Plano de Educação: um choque ideológico.

POR PEDRO LEAL

Enquanto gênero é mantido fora do plano, uma realidade
cruel é exposta por movimentos sociais. Foto por Jéssica Michels
Aconteceu: a revelia dos movimentos sociais, que julgavam o plano incompleto e que não foram ouvidos, o Plano Municipal de Educação foi aprovado pela câmara, com apenas um voto contrário. Enquanto alguns podem ver a aprovação do plano como algo positivo e vantajoso para a cidade (afinal, é um plano de educação, e quem poderia ser contra um plano de educação, não é?), a aprovação em primeira instância é um problema significativo.

Em uma cidade com 17% de negros, e em um país que acumula casos diários de machismo, homofobia e transfobia, as minorias foram deixadas de lado. Embora o estado brasileiro seja nominalmente laico, a intromissão religiosa no poder público é cada vez mais comum. E tudo isso se faz manifesto em um plano de educação que, a revelia de recomendações da ONU e da Unesco, a revelia de legislação federal, e a revelia do princípio de laicidade, deixa de fora discussões importantes sobre raça, gênero, religião e orientação sexual.

Como notou em seu pronunciamento durante a sessão a outrora colunista do Chuva Ácida Emmanuelle Carvalho, estamos em uma cidade que ignora o ensino de história e cultura africana, determinado em lei desde 2003. Do contrário: professores tem sido impedidos de lecionar a respeito das religiões de matriz africana, ante a pressão por parte de conservadores. Coisa que não ocorre apenas em Joinville. Alunos de religiões africanas estão entre as principais vítimas de discriminação religiosa no país - e a escola é onde elas se sentem mais discriminadas.

Da mesma maneira, há um forte movimento organizado para impedir a inclusão de discussões sobre discriminação sexual e identidade de gênero nas escolas, assim como para combater a discriminação religiosa.
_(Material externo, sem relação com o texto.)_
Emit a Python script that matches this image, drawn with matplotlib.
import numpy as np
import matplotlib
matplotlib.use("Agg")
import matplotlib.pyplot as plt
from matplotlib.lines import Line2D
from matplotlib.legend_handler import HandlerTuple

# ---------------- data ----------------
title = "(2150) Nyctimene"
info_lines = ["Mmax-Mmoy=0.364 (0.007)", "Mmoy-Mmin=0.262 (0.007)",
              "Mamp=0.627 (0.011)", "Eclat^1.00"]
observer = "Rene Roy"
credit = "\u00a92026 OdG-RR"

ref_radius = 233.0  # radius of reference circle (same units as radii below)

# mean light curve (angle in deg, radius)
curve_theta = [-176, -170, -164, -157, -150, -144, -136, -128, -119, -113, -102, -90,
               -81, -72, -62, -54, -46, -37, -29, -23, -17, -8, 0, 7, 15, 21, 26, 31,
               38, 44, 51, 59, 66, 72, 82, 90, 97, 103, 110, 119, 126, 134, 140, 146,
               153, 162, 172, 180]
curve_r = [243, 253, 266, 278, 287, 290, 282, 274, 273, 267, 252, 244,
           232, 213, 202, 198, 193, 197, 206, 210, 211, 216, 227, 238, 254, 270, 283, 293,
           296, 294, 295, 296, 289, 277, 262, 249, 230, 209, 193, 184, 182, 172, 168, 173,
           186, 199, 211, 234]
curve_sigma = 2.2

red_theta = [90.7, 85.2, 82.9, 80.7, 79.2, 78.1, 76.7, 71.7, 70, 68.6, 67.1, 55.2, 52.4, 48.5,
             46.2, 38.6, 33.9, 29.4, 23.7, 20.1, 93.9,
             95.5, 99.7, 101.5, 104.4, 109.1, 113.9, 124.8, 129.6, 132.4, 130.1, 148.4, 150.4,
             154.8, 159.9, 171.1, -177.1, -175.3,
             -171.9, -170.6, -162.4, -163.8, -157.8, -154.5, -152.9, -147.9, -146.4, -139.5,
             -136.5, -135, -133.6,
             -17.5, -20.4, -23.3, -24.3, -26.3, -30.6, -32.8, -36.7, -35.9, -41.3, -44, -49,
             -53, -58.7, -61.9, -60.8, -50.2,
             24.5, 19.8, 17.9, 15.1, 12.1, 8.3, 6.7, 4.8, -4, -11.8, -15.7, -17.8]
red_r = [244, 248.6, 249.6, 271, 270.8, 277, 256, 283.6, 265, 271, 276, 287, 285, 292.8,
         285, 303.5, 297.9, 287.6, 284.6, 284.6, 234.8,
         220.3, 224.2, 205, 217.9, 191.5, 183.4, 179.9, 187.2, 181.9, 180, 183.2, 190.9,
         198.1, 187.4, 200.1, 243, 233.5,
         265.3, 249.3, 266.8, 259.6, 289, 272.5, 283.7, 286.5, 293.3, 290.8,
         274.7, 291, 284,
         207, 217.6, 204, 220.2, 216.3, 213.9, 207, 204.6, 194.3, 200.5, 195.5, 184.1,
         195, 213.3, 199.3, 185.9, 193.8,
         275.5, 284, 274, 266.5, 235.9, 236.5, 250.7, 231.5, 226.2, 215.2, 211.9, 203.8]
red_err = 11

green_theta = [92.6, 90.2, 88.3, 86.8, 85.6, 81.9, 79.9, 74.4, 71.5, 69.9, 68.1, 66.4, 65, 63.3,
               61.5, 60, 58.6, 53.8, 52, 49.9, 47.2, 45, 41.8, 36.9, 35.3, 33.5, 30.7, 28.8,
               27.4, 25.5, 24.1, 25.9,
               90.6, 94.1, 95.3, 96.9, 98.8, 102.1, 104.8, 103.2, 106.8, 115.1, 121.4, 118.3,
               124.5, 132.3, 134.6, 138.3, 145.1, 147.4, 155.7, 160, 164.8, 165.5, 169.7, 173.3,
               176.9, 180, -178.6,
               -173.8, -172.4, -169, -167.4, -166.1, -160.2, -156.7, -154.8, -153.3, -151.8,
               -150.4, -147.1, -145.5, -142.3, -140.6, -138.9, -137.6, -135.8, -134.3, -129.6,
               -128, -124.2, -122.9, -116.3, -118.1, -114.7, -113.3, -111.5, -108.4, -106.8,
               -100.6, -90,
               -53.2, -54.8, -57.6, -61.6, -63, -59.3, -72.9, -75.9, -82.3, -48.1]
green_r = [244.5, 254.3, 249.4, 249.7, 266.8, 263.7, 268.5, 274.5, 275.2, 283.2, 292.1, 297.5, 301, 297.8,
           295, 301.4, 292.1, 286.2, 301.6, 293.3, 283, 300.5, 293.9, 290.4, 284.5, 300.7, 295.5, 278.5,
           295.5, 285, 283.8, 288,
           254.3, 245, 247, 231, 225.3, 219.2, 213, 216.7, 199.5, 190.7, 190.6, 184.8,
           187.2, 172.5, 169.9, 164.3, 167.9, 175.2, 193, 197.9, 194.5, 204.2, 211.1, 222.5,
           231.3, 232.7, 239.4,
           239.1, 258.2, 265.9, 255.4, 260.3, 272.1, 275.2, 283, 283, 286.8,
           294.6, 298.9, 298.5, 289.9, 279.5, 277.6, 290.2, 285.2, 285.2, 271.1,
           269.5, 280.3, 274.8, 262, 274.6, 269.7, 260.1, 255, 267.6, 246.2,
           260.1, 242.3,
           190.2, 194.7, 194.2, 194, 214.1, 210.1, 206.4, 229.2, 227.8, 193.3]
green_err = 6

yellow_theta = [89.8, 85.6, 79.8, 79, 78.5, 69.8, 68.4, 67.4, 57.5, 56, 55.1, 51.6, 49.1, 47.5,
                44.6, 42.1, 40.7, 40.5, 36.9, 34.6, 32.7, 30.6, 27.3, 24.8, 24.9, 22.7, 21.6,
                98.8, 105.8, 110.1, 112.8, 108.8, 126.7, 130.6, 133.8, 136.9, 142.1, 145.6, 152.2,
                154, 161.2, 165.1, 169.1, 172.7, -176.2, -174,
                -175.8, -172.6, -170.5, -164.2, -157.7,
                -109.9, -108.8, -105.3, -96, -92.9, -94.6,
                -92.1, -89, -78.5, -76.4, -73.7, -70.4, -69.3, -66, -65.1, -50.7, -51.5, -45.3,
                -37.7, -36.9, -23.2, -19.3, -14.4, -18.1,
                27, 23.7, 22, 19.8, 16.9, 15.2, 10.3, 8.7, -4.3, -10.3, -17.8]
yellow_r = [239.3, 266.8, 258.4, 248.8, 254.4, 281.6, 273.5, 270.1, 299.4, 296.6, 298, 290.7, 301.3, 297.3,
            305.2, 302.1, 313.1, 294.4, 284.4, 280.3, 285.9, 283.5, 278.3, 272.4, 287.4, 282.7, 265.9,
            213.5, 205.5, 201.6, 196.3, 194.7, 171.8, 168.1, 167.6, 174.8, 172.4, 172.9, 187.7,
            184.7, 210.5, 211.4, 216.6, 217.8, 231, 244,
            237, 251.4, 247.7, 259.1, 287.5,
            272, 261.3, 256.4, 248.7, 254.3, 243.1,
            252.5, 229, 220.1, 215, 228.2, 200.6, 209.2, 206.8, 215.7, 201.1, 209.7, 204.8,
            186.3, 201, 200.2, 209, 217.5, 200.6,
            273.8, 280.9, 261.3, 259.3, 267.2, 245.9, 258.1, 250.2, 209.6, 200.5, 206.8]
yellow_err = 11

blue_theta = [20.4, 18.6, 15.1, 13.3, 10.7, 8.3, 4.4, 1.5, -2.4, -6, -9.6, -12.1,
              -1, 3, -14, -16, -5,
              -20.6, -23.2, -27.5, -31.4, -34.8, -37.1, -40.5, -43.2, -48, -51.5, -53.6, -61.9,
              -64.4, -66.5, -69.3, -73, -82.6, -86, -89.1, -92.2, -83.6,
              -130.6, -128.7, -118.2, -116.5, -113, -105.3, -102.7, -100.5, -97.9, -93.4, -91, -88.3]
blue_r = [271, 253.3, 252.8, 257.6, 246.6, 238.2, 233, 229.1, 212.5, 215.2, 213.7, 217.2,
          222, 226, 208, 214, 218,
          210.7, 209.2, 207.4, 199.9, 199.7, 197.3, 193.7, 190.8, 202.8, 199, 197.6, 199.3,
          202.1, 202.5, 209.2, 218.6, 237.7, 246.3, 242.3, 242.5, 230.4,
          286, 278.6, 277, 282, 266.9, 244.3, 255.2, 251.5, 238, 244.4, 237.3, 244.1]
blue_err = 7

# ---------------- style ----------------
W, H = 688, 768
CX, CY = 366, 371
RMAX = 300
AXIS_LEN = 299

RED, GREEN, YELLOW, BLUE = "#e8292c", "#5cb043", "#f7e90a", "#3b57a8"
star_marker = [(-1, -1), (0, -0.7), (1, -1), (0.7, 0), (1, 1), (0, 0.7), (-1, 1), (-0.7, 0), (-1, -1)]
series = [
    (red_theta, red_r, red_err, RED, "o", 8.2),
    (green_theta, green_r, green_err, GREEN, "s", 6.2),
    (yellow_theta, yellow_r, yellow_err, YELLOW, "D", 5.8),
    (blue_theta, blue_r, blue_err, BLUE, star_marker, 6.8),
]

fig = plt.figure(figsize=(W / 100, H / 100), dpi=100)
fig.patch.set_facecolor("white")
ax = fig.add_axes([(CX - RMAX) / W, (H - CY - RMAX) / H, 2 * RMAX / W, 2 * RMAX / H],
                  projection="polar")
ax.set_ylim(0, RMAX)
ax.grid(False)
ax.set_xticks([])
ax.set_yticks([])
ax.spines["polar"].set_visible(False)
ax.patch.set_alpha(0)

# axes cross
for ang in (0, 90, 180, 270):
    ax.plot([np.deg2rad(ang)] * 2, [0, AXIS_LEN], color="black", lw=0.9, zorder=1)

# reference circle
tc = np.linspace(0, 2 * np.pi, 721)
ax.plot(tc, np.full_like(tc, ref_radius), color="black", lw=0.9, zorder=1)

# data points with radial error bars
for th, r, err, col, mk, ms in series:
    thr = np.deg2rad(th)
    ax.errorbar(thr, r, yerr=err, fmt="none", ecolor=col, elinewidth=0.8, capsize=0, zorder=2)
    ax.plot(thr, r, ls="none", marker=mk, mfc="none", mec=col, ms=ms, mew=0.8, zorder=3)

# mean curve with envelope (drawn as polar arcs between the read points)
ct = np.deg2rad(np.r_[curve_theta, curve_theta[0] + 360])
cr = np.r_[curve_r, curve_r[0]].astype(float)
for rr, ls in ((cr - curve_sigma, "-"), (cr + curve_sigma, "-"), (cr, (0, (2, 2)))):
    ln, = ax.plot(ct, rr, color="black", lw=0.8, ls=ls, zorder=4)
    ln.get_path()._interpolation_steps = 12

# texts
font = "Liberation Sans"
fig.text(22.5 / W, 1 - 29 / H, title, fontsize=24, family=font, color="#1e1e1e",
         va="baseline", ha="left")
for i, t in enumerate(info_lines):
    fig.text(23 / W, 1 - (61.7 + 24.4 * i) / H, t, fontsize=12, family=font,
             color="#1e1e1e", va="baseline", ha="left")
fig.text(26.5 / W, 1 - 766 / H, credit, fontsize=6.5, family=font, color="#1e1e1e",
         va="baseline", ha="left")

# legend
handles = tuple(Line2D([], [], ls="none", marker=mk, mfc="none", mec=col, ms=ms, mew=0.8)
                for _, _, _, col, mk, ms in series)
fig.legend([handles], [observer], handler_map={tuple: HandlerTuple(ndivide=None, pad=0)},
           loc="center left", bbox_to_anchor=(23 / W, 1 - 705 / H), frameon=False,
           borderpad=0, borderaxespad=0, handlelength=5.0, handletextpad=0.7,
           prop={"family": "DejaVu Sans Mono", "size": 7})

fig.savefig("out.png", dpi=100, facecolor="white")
Isso porque ao buscar a igualdade de direitos e a tolerância, as escolas estariam “passando por cima de valores familiares” e “anulando a identidade da criança”. Da mesma maneira, o reconhecimento da identidade de gênero ou da orientação sexual do jovem é vista por estes como "imposição". Sua negação, "seguir a natureza". Um paradoxo onde respeitar os desejos do indivíduo é impor, e negar sua essência é "dar liberdade". Lembrando que as tentativas de "endireitar" jovens LGBT são violentas, agressivas e muitas vezes terminam por condená-los a abandonar os estudos e o convívio familiar.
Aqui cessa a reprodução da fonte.